According to NICE, the system saves the NHS, on average, £230 per patient by reducing the need for face-to-face appointments. Given estimates that 130,000 pregnant women have either pre-existing or gestational diabetes each year in the UK, the cost-saving potential to the NHS is £29,900,000 per year.

According to figures from March 2022, the app is now operational in 66 NHS Acute Trusts – more than half of the NHS Trusts in the UK which look after women with gestational diabetes. Almost 50,000 women in these Trusts have used GDmHealthTM and there are more than 2,000 new users a month.

University College London

The START (STrAtegies for RelaTives) intervention is a psychological therapy to reduce anxiety and depression in family carers of people with dementia.

Researchers in Statistics and Psychiatry led a multi-disciplinary group of researchers that developed and evaluated the START intervention, a programme of therapy and coping strategies for dementia carers.

The increasing dependence and challenging behaviour of people with dementia strongly affects the mental health of family members, who provide much of their care.

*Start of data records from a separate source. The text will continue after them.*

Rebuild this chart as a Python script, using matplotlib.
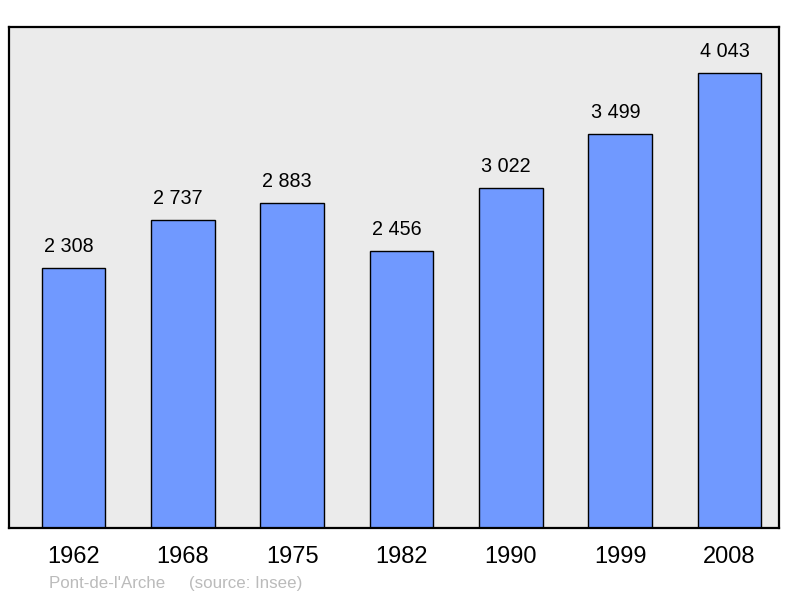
import numpy as np
from matplotlib import pyplot as plt

plt.rcParams['font.family'] = ['Liberation Sans', 'DejaVu Sans']

years = ['1962', '1968', '1975', '1982', '1990', '1999', '2008']
population = [2308, 2737, 2883, 2456, 3022, 3499, 4043]
value_labels = ['2 308', '2 737', '2 883', '2 456', '3 022', '3 499', '4 043']

fig = plt.figure(figsize=(8, 5.98), dpi=100)
ax = fig.add_axes([0.01125, 0.117, 0.9625, 0.838])
ax.set_facecolor('#ebebeb')

x = np.arange(len(years))
ax.bar(x, population, width=0.58, color='#7099ff', edgecolor='black', linewidth=1.0)

# value labels sit a little left of the bar centre in the original
for xi, v, lab in zip(x, population, value_labels):
    ax.annotate(lab, (xi, v), xytext=(-3.5, 15.5), textcoords='offset points',
                ha='center', va='center', fontsize=14.2)

ax.set_xlim(-0.59, 6.453)
ax.set_ylim(0, 4450)
ax.set_xticks(x)
ax.set_xticklabels(years, fontsize=17)
ax.tick_params(axis='x', length=0, pad=13)
ax.set_yticks([])
for s in ax.spines.values():
    s.set_linewidth(1.6)

fig.text(0.061, 0.025, "Pont-de-l'Arche     (source: Insee)", color='#bbbbbb',
         fontsize=12.2, ha='left', va='center')

fig.savefig('out.png', dpi=100)
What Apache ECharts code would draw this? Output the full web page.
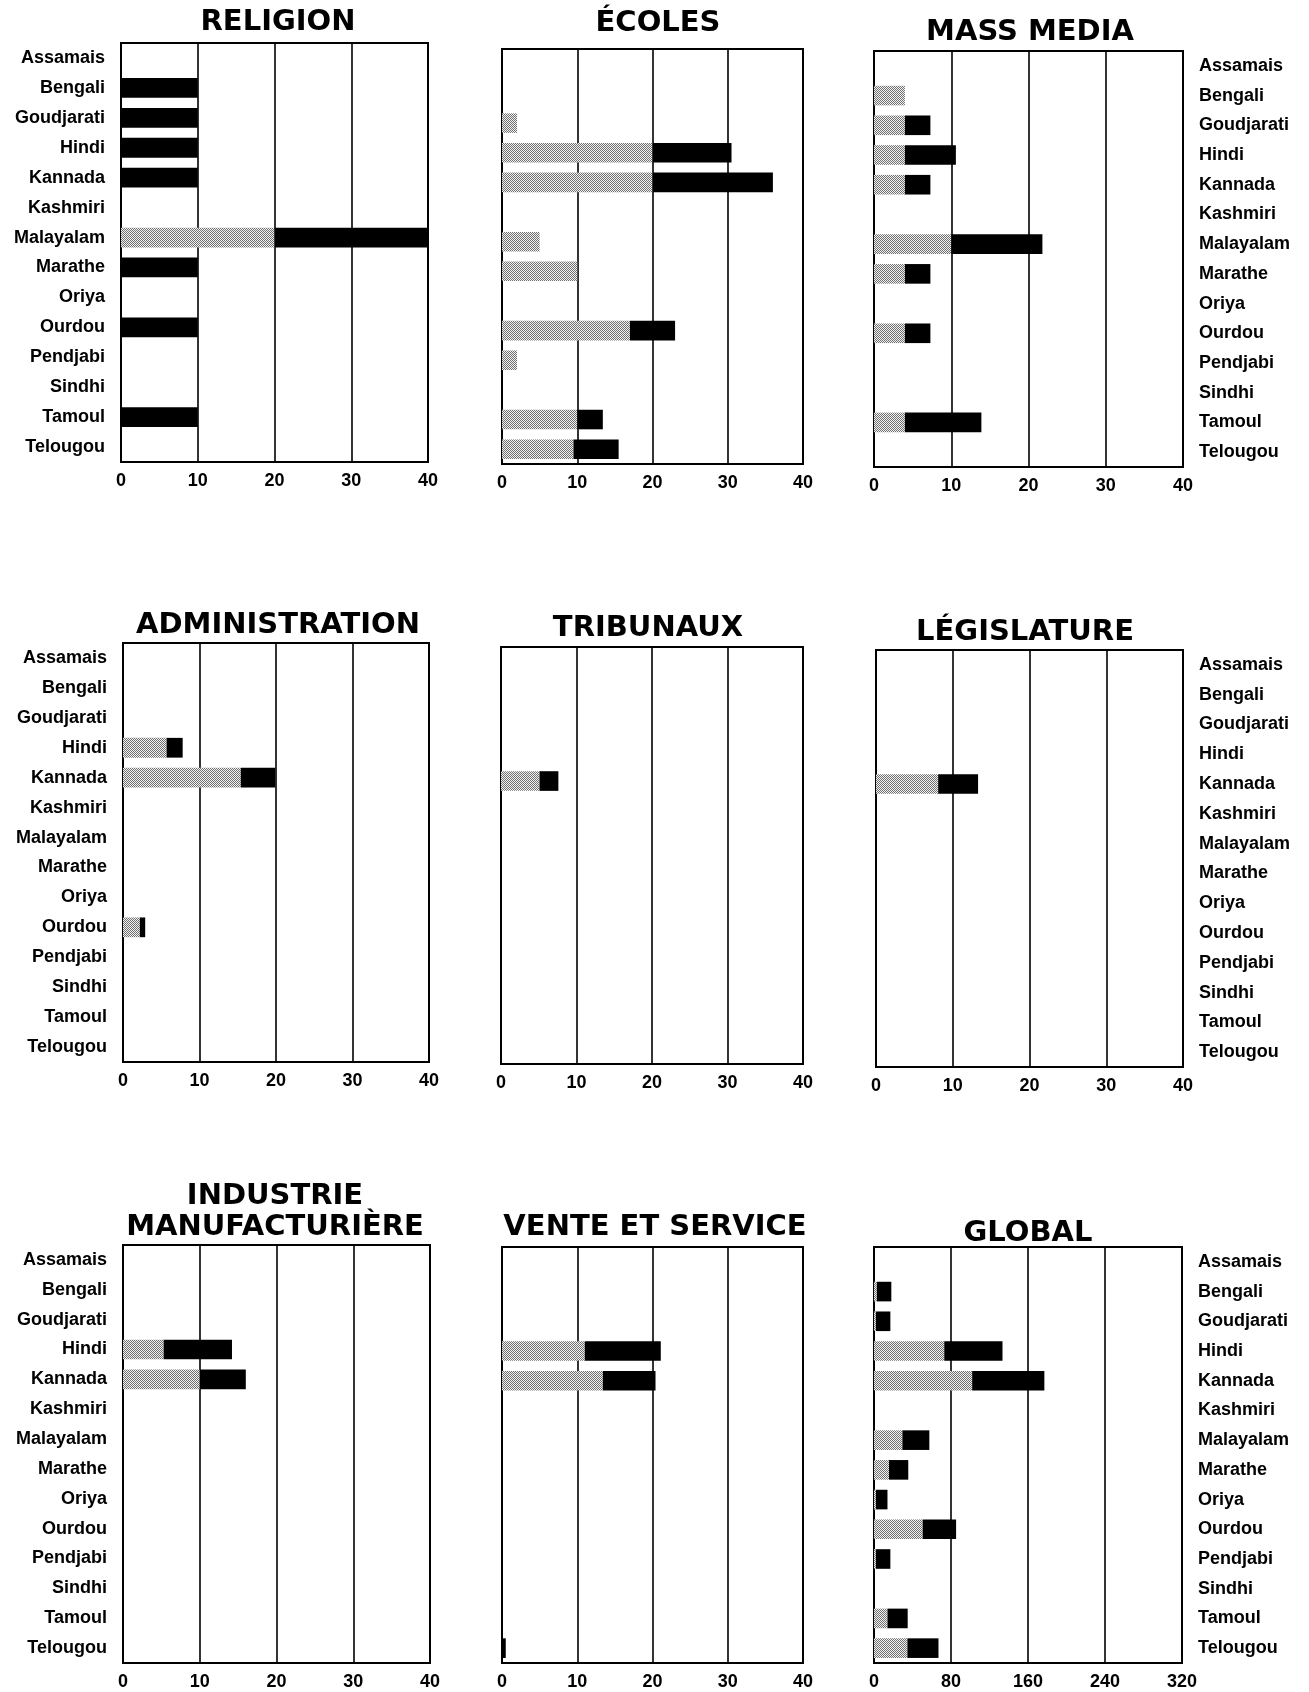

Approximately 40% of these carers have clinical depression or anxiety, while others have significant psychological symptoms. Evidence from systematic reviews suggests that psychological interventions individualised to the carer are most effective in preventing breakdown of patient care and delaying care-home admission.

Statistical modelling showed the START intervention to be cost-effective and clinically relevant over the short- and long-term in terms of treating anxiety and depression. For the depression subscore, carers who participated in the “treatment as usual” group were four times more likely to have clinically significant depression compared with those who received START.

The positive clinical effect of the START intervention was sustained after 24 months, as evidenced by improved carer mood and lower anxiety levels.

START was also shown to be cost effective with respect to carer and patient outcomes. The most recent analysis over a six-year period, showed that carers who participated in the START programme were five times less likely to have clinically significant depression than carers in the treatment as usual group.

The intervention has improved UK policy and guidance on dementia care. The intervention is used in the UK by at least 24 services across 12 NHS Trusts and by charities such as the UK Alzheimer’s Society.

Imperial College London

A long-term study of the quality and safety of hospital care has showed the success of a statistical monitoring tool in helping NHS hospitals and trusts improve over the past 10 years.

The tool for quality and safety of hospital care using routine data, was developed at Imperial with Dr Foster Ltd and is now used by managers and clinicians in more than half of English NHS hospitals. This tool has been found to have helped to improve standards of care and saved lives and continues to do so.

The tool was a major factor behind the Francis Inquiry into the high mortality at Mid Staffordshire NHS Trust. It led to the 2013 UK Department of Health’s Keogh Mortality Review that used Dr Foster data and put 11 high-mortality hospitals into special measures.

Designed to monitor hospital outcomes across hundreds of diagnosis and procedure groups, with data updated monthly, the tool monitors the outcomes of death, emergency readmission and long length of stay.

When the Care Quality Commission assessed the 11 hospital trusts in August 2014, they found many improvements. For example, one of those hospitals, Sherwood Forest, put in place regular audits and sufficient handover time between shift changes leading to a significant reduction in its sepsis mortality rates after 2016.

To investigate the impact of the monitoring system beyond those 11 trusts, in 2018 Imperial staff evaluated the monitoring tool in a peer-reviewed report. On average, the relative risk of death fell by 58% during the 9-month period immediately following an alert and then levelled to a slow decline

The tool changed how some hospitals responded to information such as death rates, leading to changes in their processes. Full action plans were created in 77% of trusts investigated, and several hospitals reported positive changes in culture.